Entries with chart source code

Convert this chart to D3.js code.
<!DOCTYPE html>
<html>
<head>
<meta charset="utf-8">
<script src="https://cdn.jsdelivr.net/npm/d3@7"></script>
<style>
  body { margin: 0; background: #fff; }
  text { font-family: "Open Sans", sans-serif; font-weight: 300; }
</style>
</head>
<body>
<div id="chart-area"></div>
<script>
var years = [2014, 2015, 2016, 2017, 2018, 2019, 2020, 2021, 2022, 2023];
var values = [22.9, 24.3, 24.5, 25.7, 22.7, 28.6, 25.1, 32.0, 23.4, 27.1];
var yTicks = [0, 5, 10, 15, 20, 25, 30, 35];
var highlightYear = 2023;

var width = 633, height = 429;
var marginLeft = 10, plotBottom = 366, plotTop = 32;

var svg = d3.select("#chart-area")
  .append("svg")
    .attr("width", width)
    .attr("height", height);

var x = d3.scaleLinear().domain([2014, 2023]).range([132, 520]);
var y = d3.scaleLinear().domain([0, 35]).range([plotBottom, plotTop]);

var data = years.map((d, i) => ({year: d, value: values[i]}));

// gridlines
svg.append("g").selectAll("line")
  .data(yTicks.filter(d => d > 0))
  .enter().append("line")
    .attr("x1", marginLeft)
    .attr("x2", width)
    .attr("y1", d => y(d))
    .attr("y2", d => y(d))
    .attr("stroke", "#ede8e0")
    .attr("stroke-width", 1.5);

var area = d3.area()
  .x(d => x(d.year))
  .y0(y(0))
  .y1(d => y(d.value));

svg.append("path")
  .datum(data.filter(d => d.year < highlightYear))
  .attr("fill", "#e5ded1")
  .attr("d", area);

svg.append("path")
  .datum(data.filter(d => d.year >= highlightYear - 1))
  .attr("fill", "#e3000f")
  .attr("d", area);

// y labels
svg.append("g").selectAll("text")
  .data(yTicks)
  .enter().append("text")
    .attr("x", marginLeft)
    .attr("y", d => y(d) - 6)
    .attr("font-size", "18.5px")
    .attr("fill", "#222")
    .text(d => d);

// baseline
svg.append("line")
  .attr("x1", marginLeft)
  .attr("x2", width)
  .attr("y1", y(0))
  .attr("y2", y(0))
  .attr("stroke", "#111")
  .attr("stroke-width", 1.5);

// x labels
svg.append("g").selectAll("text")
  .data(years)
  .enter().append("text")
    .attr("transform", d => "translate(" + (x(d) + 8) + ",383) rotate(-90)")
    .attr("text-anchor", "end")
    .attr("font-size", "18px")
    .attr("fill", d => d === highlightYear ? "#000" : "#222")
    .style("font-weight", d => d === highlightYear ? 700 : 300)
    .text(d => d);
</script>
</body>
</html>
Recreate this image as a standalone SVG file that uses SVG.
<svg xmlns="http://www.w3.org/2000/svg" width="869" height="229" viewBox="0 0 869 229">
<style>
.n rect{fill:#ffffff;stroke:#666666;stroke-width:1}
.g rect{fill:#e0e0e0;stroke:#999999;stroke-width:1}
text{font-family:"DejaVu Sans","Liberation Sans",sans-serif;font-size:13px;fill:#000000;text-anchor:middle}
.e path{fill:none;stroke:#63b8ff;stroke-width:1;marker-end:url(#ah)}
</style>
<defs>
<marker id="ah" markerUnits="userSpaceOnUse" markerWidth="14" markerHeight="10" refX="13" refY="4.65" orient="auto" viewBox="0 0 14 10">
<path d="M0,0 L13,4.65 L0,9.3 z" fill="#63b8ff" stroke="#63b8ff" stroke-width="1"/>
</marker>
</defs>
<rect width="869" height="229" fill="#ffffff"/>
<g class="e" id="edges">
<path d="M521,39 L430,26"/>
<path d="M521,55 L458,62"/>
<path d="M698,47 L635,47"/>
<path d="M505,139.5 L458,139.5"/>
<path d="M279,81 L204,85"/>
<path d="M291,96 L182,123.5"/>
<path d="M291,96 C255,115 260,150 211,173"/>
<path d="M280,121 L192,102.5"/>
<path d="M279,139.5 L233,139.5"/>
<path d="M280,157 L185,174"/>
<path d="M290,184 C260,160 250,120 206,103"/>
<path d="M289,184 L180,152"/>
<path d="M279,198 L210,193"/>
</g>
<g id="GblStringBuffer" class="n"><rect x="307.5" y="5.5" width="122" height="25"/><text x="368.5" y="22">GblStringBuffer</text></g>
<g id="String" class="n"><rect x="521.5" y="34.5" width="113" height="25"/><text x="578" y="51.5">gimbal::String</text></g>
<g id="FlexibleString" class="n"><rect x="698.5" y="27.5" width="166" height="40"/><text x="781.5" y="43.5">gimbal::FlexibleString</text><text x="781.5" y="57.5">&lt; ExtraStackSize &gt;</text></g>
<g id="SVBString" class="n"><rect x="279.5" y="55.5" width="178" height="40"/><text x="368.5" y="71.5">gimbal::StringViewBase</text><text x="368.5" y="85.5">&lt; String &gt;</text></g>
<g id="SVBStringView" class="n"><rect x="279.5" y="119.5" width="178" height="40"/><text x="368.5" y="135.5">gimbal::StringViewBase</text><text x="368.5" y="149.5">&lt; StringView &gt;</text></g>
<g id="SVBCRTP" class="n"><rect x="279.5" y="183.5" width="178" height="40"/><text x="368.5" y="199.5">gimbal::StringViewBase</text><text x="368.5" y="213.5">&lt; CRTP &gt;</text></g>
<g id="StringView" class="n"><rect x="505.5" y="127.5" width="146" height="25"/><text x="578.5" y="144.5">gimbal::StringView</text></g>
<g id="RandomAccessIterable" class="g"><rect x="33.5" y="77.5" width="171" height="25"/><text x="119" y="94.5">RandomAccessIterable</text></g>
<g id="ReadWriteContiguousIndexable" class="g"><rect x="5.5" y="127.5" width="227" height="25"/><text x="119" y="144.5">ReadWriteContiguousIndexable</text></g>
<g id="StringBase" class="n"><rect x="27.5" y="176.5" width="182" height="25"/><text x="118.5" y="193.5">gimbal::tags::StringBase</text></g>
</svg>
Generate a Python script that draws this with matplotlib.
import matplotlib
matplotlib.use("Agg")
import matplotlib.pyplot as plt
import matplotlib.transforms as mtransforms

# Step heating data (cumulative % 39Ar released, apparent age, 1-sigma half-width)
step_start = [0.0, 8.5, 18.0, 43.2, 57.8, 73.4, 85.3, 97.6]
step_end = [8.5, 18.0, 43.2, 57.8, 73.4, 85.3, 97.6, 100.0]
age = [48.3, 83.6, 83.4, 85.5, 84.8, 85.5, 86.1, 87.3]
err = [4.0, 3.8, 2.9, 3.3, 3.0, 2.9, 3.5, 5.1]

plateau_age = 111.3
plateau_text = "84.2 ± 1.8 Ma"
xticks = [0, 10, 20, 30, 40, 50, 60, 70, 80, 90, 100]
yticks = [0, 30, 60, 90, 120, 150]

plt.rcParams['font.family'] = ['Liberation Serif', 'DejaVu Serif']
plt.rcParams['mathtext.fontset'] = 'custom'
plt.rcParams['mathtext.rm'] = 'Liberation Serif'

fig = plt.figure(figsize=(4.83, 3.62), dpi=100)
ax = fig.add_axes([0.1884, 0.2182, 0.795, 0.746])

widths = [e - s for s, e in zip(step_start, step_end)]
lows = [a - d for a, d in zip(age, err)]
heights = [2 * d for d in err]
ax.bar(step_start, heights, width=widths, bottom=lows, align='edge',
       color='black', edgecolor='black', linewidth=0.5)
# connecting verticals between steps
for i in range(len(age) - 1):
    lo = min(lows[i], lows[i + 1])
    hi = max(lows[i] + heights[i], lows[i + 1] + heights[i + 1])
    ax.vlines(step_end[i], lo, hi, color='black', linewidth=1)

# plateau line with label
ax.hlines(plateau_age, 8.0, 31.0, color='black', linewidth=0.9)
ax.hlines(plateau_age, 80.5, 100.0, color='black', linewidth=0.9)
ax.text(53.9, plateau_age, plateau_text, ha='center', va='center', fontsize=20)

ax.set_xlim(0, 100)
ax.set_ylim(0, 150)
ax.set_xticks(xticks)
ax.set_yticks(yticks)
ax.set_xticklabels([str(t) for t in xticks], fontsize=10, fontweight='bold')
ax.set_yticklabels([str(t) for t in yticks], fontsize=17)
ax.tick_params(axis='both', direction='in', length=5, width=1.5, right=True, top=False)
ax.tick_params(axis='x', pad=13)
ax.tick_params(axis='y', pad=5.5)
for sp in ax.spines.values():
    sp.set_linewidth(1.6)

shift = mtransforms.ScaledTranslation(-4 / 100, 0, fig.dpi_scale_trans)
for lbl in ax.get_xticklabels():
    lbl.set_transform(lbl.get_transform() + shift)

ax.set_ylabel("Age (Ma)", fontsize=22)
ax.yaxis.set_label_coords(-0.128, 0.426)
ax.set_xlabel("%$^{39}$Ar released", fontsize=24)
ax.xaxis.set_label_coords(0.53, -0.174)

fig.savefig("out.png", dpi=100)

**STATED TASK**
Output nothing except the lines from the line with "Generate a Python" through the line with "ax = fig.add_axes([0.1884, 0.2182, 0.795, 0.746])", copied exactly, end lines included.

**RESPONSE**
Generate a Python script that draws this with matplotlib.
import matplotlib
matplotlib.use("Agg")
import matplotlib.pyplot as plt
import matplotlib.transforms as mtransforms

# Step heating data (cumulative % 39Ar released, apparent age, 1-sigma half-width)
step_start = [0.0, 8.5, 18.0, 43.2, 57.8, 73.4, 85.3, 97.6]
step_end = [8.5, 18.0, 43.2, 57.8, 73.4, 85.3, 97.6, 100.0]
age = [48.3, 83.6, 83.4, 85.5, 84.8, 85.5, 86.1, 87.3]
err = [4.0, 3.8, 2.9, 3.3, 3.0, 2.9, 3.5, 5.1]

plateau_age = 111.3
plateau_text = "84.2 ± 1.8 Ma"
xticks = [0, 10, 20, 30, 40, 50, 60, 70, 80, 90, 100]
yticks = [0, 30, 60, 90, 120, 150]

plt.rcParams['font.family'] = ['Liberation Serif', 'DejaVu Serif']
plt.rcParams['mathtext.fontset'] = 'custom'
plt.rcParams['mathtext.rm'] = 'Liberation Serif'

fig = plt.figure(figsize=(4.83, 3.62), dpi=100)
ax = fig.add_axes([0.1884, 0.2182, 0.795, 0.746])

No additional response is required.